Sunday, December 7, 2008

signs, signs

I like this:

(click to enlarge)

One of my least favorite things is a font that's meant to look like handwriting.  I may be mistaken, but I believe I noted the last time I checked out the "funnies" that Doonesbury now has a Trudeau-handwriting font instead of actual hand lettering—you know, where all the E's look exactly the same.  It's refreshing in these sometimes rather crappy days to see an obviously handmade sign.  WATCH YOUR STEP, people.


I hate this:

(click to enlarge)

I kept seeing this sign and finally put my finger on (or at least near) what bugs me about it.  It's two things.
  1. What I'd already noted privately but didn't feel moved to share, particularly, is the I want to say shallowness (maybe banality?) of the message: "Respect women."  I mean, I understand that it's a response to something, but I'd almost argue, then, that the real message ought to be (as uncatchy as it might sound), "Don't disrespect women."  Because you can't control your own respect, but you can control disrespect—i.e., you can think whatever you want, but indulging your bigotry (for example) is not cool.  However, all this is sort of basically a semantic issue, besides which I'm a little intellectually unsteady about it, like not quite sure I'm being clear about it (even in my own head)—i.e., is this just reactionary, a kind of confrontational, anti-P.C. pseudo-libertarian neo-quasi-semi-conservatism based less on actual belief or reason than on a kind of contrarian impulse (etc., etc.), the kind of shit I've been trying not to do?—which is why I was sort of satisfied when the following occurred to me:
  2. What's the best way to get teenage boys to be less sexist, to take women seriously, to feel inclined to respect people different from them?  Is it to put "Respect women" in a list alongside "Eat your vegetables" and "Finish your homework"?  (And putting a kid in a sweater that says "AWAITING INSTRUCTIONS"?—I mean, Jesus Christ.)  When I see this ad, the teenage boy in me is automatically inclined to defy it.  Honestly, are you fucking kidding me with this shit?  Who thinks that a good way to get teenagers to be respectful is to order them to be respectful—to appeal to their sense of obedience and respect for social order and authority?  I was pretty much raised a feminist, and this sign makes me want to get out my graffiti pen and scrawl something hateful (maybe cross out "women" and write in "bitches").*  In short, this shit is counterproductive.

I am a nerd:

(click to enlarge)

OK, listen carefully:

If you're incapable of doing something, you cannot do it.  If you "can not" do it, that means you are capable of not doing it.

So this sign is funny.**

Bonus: Why is "Service Dogs" in parentheses?  In some contexts, I'm not quite sure which,*** parentheses are used to indicate that the words in question are a translation of what's actually being said rather than a direct quotation.****  So you could take it as basically saying, "Exception: whatever the fuck you loons want to call your service dogs—helper beasts, lookymutts, furry eyeballs—bring 'em on in.  P.S. You probably can't read this."
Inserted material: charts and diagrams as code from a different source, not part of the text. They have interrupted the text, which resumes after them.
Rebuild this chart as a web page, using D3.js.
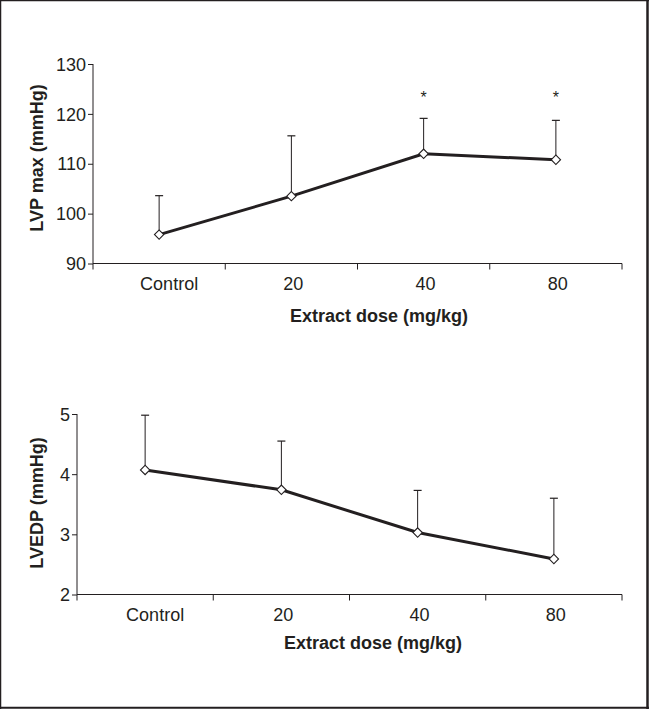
<!DOCTYPE html>
<html><head><meta charset="utf-8">
<script src="https://cdn.jsdelivr.net/npm/d3@7/dist/d3.min.js"></script>
<style>body{margin:0;background:#fff}svg{display:block}text{font-family:"Liberation Sans",Arial,sans-serif;fill:#231f20}</style>
</head><body><svg id="c" width="649" height="709"></svg>
<script>
const categories = ["Control", "20", "40", "80"];
const lvpMax = [95.8, 103.5, 112.0, 110.8];
const lvpMaxErr = [7.8, 12.1, 7.1, 7.9];
const lvpSig = ["", "", "*", "*"];
const lvpTicks = [90, 100, 110, 120, 130];
const lvedp = [4.07, 3.74, 3.03, 2.59];
const lvedpErr = [0.91, 0.81, 0.70, 1.01];
const lvedpTicks = [2, 3, 4, 5];

const svg = d3.select("#c");
const ink = "#231f20";
const border = [
  {x1: 0.5, y1: 0, x2: 0.5, y2: 709, w: 1.5},
  {x1: 0, y1: 0.5, x2: 649, y2: 0.5, w: 1.5},
  {x1: 647.5, y1: 0, x2: 647.5, y2: 709, w: 2.5},
  {x1: 0, y1: 707.8, x2: 649, y2: 707.8, w: 2}
];
svg.selectAll(".bd").data(border).join("line")
  .attr("x1", d => d.x1).attr("y1", d => d.y1).attr("x2", d => d.x2).attr("y2", d => d.y2)
  .attr("stroke", ink).attr("stroke-width", d => d.w);

function panel(cfg) {
  const x = d3.scaleBand().domain(categories).range([cfg.x0, cfg.x1]);
  const y = d3.scaleLinear().domain(cfg.domain).range([cfg.yb, cfg.yt]);
  const g = svg.append("g");
  const ay = g.append("g").attr("transform", `translate(${cfg.x0},0)`)
    .call(d3.axisLeft(y).tickValues(cfg.ticks).tickFormat(d3.format("d")).tickSize(5).tickPadding(2).tickSizeOuter(0));
  ay.select(".domain").remove();
  ay.selectAll("line").attr("stroke", ink);
  ay.selectAll("text").style("font-size", "18px").attr("fill", ink).attr("dy", "0.34em");
  g.append("line").attr("x1", cfg.x0).attr("x2", cfg.x0).attr("y1", cfg.yt).attr("y2", cfg.yb).attr("stroke", ink);
  g.append("line").attr("x1", cfg.x0).attr("x2", cfg.x1).attr("y1", cfg.yb).attr("y2", cfg.yb).attr("stroke", ink);
  const edges = categories.map(c => x(c)).concat([cfg.x1]);
  g.selectAll(".xt").data(edges).join("line")
    .attr("x1", d => d).attr("x2", d => d).attr("y1", cfg.yb).attr("y2", cfg.yb + 6).attr("stroke", ink);
  const cx = c => x(c) + x.bandwidth() / 2;
  g.selectAll(".xl").data(categories).join("text")
    .attr("x", (d, i) => cx(d) + (i === 0 ? 10 : 2)).attr("y", cfg.yb + 26).attr("text-anchor", "middle")
    .style("font-size", "18px").text(d => d);
  const ed = categories.map((c, i) => ({c, v: cfg.vals[i], e: cfg.errs[i]}));
  g.selectAll(".eb").data(ed).join("line")
    .attr("x1", d => cx(d.c)).attr("x2", d => cx(d.c))
    .attr("y1", d => y(d.v)).attr("y2", d => y(d.v + d.e)).attr("stroke", ink).attr("stroke-width", 1);
  g.selectAll(".ec").data(ed).join("line")
    .attr("x1", d => cx(d.c) - 4).attr("x2", d => cx(d.c) + 4)
    .attr("y1", d => y(d.v + d.e)).attr("y2", d => y(d.v + d.e)).attr("stroke", ink).attr("stroke-width", 1.2);
  g.append("path").datum(ed)
    .attr("d", d3.line().x(d => cx(d.c)).y(d => y(d.v)))
    .attr("fill", "none").attr("stroke", ink).attr("stroke-width", 3);
  g.selectAll(".mk").data(ed).join("path")
    .attr("transform", d => `translate(${cx(d.c)},${y(d.v)}) rotate(45)`)
    .attr("d", "M-3.3,-3.3H3.3V3.3H-3.3Z")
    .attr("fill", "#fff").attr("stroke", ink).attr("stroke-width", 1.1);
  if (cfg.sig) {
    g.selectAll(".sg").data(categories.map((c, i) => ({c, s: cfg.sig[i]})).filter(d => d.s)).join("text")
      .attr("x", d => cx(d.c)).attr("y", cfg.sigY).attr("text-anchor", "middle")
      .style("font-size", "16px").text(d => d.s);
  }
  g.append("text").attr("transform", `translate(${cfg.ylx},${cfg.yly}) rotate(-90)`)
    .attr("text-anchor", "middle").style("font-size", "18px").style("font-weight", "bold").text(cfg.ylabel);
  g.append("text").attr("x", cfg.xlx).attr("y", cfg.xly).attr("text-anchor", "middle")
    .style("font-size", "18px").style("font-weight", "bold").text("Extract dose (mg/kg)");
}

panel({x0: 93, x1: 622, yt: 64, yb: 263.5, domain: [90, 130], ticks: lvpTicks,
  vals: lvpMax, errs: lvpMaxErr, sig: lvpSig, sigY: 103,
  ylabel: "LVP max (mmHg)", ylx: 43, yly: 158, xlx: 379, xly: 322});
panel({x0: 77, x1: 622, yt: 414, yb: 594.5, domain: [2, 5], ticks: lvedpTicks,
  vals: lvedp, errs: lvedpErr, sig: null,
  ylabel: "LVEDP (mmHg)", ylx: 43, yly: 503, xlx: 373, xly: 649});
</script></body></html>
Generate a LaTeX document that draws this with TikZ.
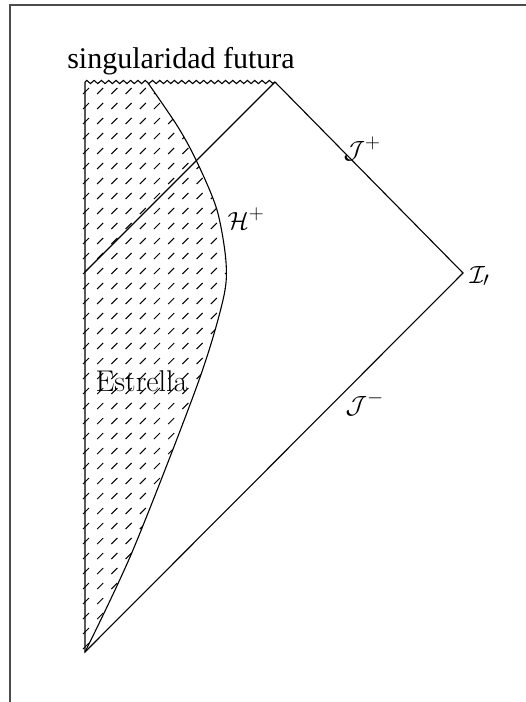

* I do not own a graffiti pen.a
** Or, you know, maybe it's kind of accurate: they're saying, "Unfortunately, we have the right to tell you to keep your fucking pet out of our fucking pharmacy."
*** Comic books?
**** Yeah, comic books: you'd have some spaceship, and the people inside would be saying in their speech balloons, like, "(What is that on the radar?  It can't be...it looks like a...a man??)"  That meant they were saying it Russian.

a Is there such a thing a "graffiti pen"?

1 comments:

Daffy Duck said...

There is such a thing as a graffiti pen! Opaque paint markers--sold at an art store near you!